GOAL => For this exercise, repeat all of the material verbatim apart from its images.

MATERIAL =>
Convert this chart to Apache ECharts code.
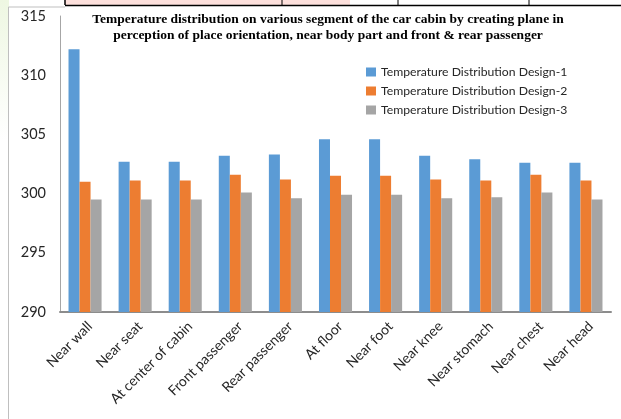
<!DOCTYPE html>
<html>
<head>
<meta charset="utf-8">
<script src="https://cdn.jsdelivr.net/npm/echarts@6/dist/echarts.min.js"></script>
<style>
  html, body { margin: 0; padding: 0; background: #fff; }
  #chart { width: 621px; height: 419px; }
</style>
</head>
<body>
<div id="chart"></div>
<script>
// Cabin measuring positions
const categories = [
  'Near wall', 'Near seat', 'At center of cabin', 'Front passenger',
  'Rear passenger', 'At floor', 'Near foot', 'Near knee',
  'Near stomach', 'Near chest', 'Near head'
];

// Temperatures (K) per design
const design1 = [312.2, 302.7, 302.7, 303.2, 303.3, 304.6, 304.6, 303.2, 302.9, 302.6, 302.6];
const design2 = [301.0, 301.1, 301.1, 301.6, 301.2, 301.5, 301.5, 301.2, 301.1, 301.6, 301.1];
const design3 = [299.5, 299.5, 299.5, 300.1, 299.6, 299.9, 299.9, 299.6, 299.7, 300.1, 299.5];

const seriesNames = [
  'Temperature Distribution Design-1',
  'Temperature Distribution Design-2',
  'Temperature Distribution Design-3'
];

const titleLines = [
  'Temperature distribution on various segment of the car cabin by creating plane in',
  'perception of place orientation, near body part and front & rear passenger'
];

const yMin = 290, yMax = 315, yStep = 5;

const colors = ['#5B9BD5', '#ED7D31', '#A5A5A5'];
const uiFont = 'Lato, "Open Sans", sans-serif';

const chart = echarts.init(document.getElementById('chart'), null, { renderer: 'canvas' });

function barSeries(name, data, i) {
  return {
    name: name,
    type: 'bar',
    data: data,
    barGap: '0%',
    barCategoryGap: '34%',
    itemStyle: { color: colors[i] }
  };
}

chart.setOption({
  animation: false,
  backgroundColor: '#ffffff',
  color: colors,
  graphic: [
    // faint page tint at the left margin
    {
      type: 'rect', z: -10,
      shape: { x: 0, y: 0, width: 9, height: 140 },
      style: {
        fill: new echarts.graphic.LinearGradient(0, 0, 0, 1, [
          { offset: 0, color: '#eef7e2' },
          { offset: 1, color: '#ffffff' }
        ])
      }
    },
    // table row above the figure
    { type: 'rect', z: -5, shape: { x: 65, y: 0, width: 285, height: 5 }, style: { fill: '#fde0dc' } },
    { type: 'line', shape: { x1: 65, y1: 5.5, x2: 621, y2: 5.5 }, style: { stroke: '#000', lineWidth: 1.5 } },
    { type: 'line', shape: { x1: 65, y1: 0, x2: 65, y2: 5 }, style: { stroke: '#000', lineWidth: 1.5 } },
    { type: 'line', shape: { x1: 282, y1: 0, x2: 282, y2: 5 }, style: { stroke: '#000', lineWidth: 1 } },
    { type: 'line', shape: { x1: 398, y1: 0, x2: 398, y2: 5 }, style: { stroke: '#000', lineWidth: 1 } },
    { type: 'line', shape: { x1: 529, y1: 0, x2: 529, y2: 5 }, style: { stroke: '#000', lineWidth: 1 } },
    // figure frame
    { type: 'line', shape: { x1: 8.5, y1: 7, x2: 8.5, y2: 419 }, style: { stroke: '#bfbfbf', lineWidth: 1 } },
    { type: 'line', shape: { x1: 8.5, y1: 7, x2: 65, y2: 7 }, style: { stroke: '#bfbfbf', lineWidth: 1 } },
    // chart title
    {
      type: 'text',
      x: 328, y: 11,
      style: {
        text: titleLines.join('\n'),
        font: 'bold 13.5px "Liberation Serif", "Times New Roman", serif',
        fill: '#000',
        align: 'center',
        lineHeight: 16.5
      }
    }
  ],
  legend: {
    orient: 'vertical',
    left: 361,
    top: 60,
    itemWidth: 10,
    itemHeight: 9,
    itemGap: 5,
    icon: 'rect',
    data: seriesNames,
    textStyle: { fontFamily: uiFont, fontSize: 12.2, color: '#262626', lineHeight: 14 }
  },
  grid: { left: 60, right: 10, top: 16, bottom: 107, containLabel: false },
  xAxis: {
    type: 'category',
    data: categories,
    axisLine: { lineStyle: { color: '#8c8c8c', width: 2 } },
    axisTick: { show: false },
    axisLabel: {
      interval: 0,
      rotate: 45,
      margin: 7,
      verticalAlign: 'top',
      fontFamily: uiFont,
      fontSize: 14,
      color: '#262626'
    }
  },
  yAxis: {
    type: 'value',
    min: yMin,
    max: yMax,
    interval: yStep,
    axisLine: { show: true, lineStyle: { color: '#a6a6a6', width: 1 } },
    axisTick: { show: false },
    splitLine: { show: false },
    axisLabel: { margin: 14, fontFamily: uiFont, fontSize: 14.5, color: '#262626' }
  },
  series: [
    barSeries(seriesNames[0], design1, 0),
    barSeries(seriesNames[1], design2, 1),
    barSeries(seriesNames[2], design3, 2)
  ]
});
</script>
</body>
</html>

FULL RESPONSE =>
Convert this chart to Apache ECharts code.
<!DOCTYPE html>
<html>
<head>
<meta charset="utf-8">
<script src="https://cdn.jsdelivr.net/npm/echarts@6/dist/echarts.min.js"></script>
<style>
  html, body { margin: 0; padding: 0; background: #fff; }
  #chart { width: 621px; height: 419px; }
</style>
</head>
<body>
<div id="chart"></div>
<script>
// Cabin measuring positions
const categories = [
  'Near wall', 'Near seat', 'At center of cabin', 'Front passenger',
  'Rear passenger', 'At floor', 'Near foot', 'Near knee',
  'Near stomach', 'Near chest', 'Near head'
];

// Temperatures (K) per design
const design1 = [312.2, 302.7, 302.7, 303.2, 303.3, 304.6, 304.6, 303.2, 302.9, 302.6, 302.6];
const design2 = [301.0, 301.1, 301.1, 301.6, 301.2, 301.5, 301.5, 301.2, 301.1, 301.6, 301.1];
const design3 = [299.5, 299.5, 299.5, 300.1, 299.6, 299.9, 299.9, 299.6, 299.7, 300.1, 299.5];

const seriesNames = [
  'Temperature Distribution Design-1',
  'Temperature Distribution Design-2',
  'Temperature Distribution Design-3'
];

const titleLines = [
  'Temperature distribution on various segment of the car cabin by creating plane in',
  'perception of place orientation, near body part and front & rear passenger'
];

const yMin = 290, yMax = 315, yStep = 5;

const colors = ['#5B9BD5', '#ED7D31', '#A5A5A5'];
const uiFont = 'Lato, "Open Sans", sans-serif';

const chart = echarts.init(document.getElementById('chart'), null, { renderer: 'canvas' });

function barSeries(name, data, i) {
  return {
    name: name,
    type: 'bar',
    data: data,
    barGap: '0%',
    barCategoryGap: '34%',
    itemStyle: { color: colors[i] }
  };
}

chart.setOption({
  animation: false,
  backgroundColor: '#ffffff',
  color: colors,
  graphic: [
    // faint page tint at the left margin
    {
      type: 'rect', z: -10,
      shape: { x: 0, y: 0, width: 9, height: 140 },
      style: {
        fill: new echarts.graphic.LinearGradient(0, 0, 0, 1, [
          { offset: 0, color: '#eef7e2' },
          { offset: 1, color: '#ffffff' }
        ])
      }
    },
    // table row above the figure
    { type: 'rect', z: -5, shape: { x: 65, y: 0, width: 285, height: 5 }, style: { fill: '#fde0dc' } },
    { type: 'line', shape: { x1: 65, y1: 5.5, x2: 621, y2: 5.5 }, style: { stroke: '#000', lineWidth: 1.5 } },
    { type: 'line', shape: { x1: 65, y1: 0, x2: 65, y2: 5 }, style: { stroke: '#000', lineWidth: 1.5 } },
    { type: 'line', shape: { x1: 282, y1: 0, x2: 282, y2: 5 }, style: { stroke: '#000', lineWidth: 1 } },
    { type: 'line', shape: { x1: 398, y1: 0, x2: 398, y2: 5 }, style: { stroke: '#000', lineWidth: 1 } },
    { type: 'line', shape: { x1: 529, y1: 0, x2: 529, y2: 5 }, style: { stroke: '#000', lineWidth: 1 } },
    // figure frame
    { type: 'line', shape: { x1: 8.5, y1: 7, x2: 8.5, y2: 419 }, style: { stroke: '#bfbfbf', lineWidth: 1 } },
    { type: 'line', shape: { x1: 8.5, y1: 7, x2: 65, y2: 7 }, style: { stroke: '#bfbfbf', lineWidth: 1 } },
    // chart title
    {
      type: 'text',
      x: 328, y: 11,
      style: {
        text: titleLines.join('\n'),
        font: 'bold 13.5px "Liberation Serif", "Times New Roman", serif',
        fill: '#000',
        align: 'center',
        lineHeight: 16.5
      }
    }
  ],
  legend: {
    orient: 'vertical',
    left: 361,
    top: 60,
    itemWidth: 10,
    itemHeight: 9,
    itemGap: 5,
    icon: 'rect',
    data: seriesNames,
    textStyle: { fontFamily: uiFont, fontSize: 12.2, color: '#262626', lineHeight: 14 }
  },
  grid: { left: 60, right: 10, top: 16, bottom: 107, containLabel: false },
  xAxis: {
    type: 'category',
    data: categories,
    axisLine: { lineStyle: { color: '#8c8c8c', width: 2 } },
    axisTick: { show: false },
    axisLabel: {
      interval: 0,
      rotate: 45,
      margin: 7,
      verticalAlign: 'top',
      fontFamily: uiFont,
      fontSize: 14,
      color: '#262626'
    }
  },
  yAxis: {
    type: 'value',
    min: yMin,
    max: yMax,
    interval: yStep,
    axisLine: { show: true, lineStyle: { color: '#a6a6a6', width: 1 } },
    axisTick: { show: false },
    splitLine: { show: false },
    axisLabel: { margin: 14, fontFamily: uiFont, fontSize: 14.5, color: '#262626' }
  },
  series: [
    barSeries(seriesNames[0], design1, 0),
    barSeries(seriesNames[1], design2, 1),
    barSeries(seriesNames[2], design3, 2)
  ]
});
</script>
</body>
</html>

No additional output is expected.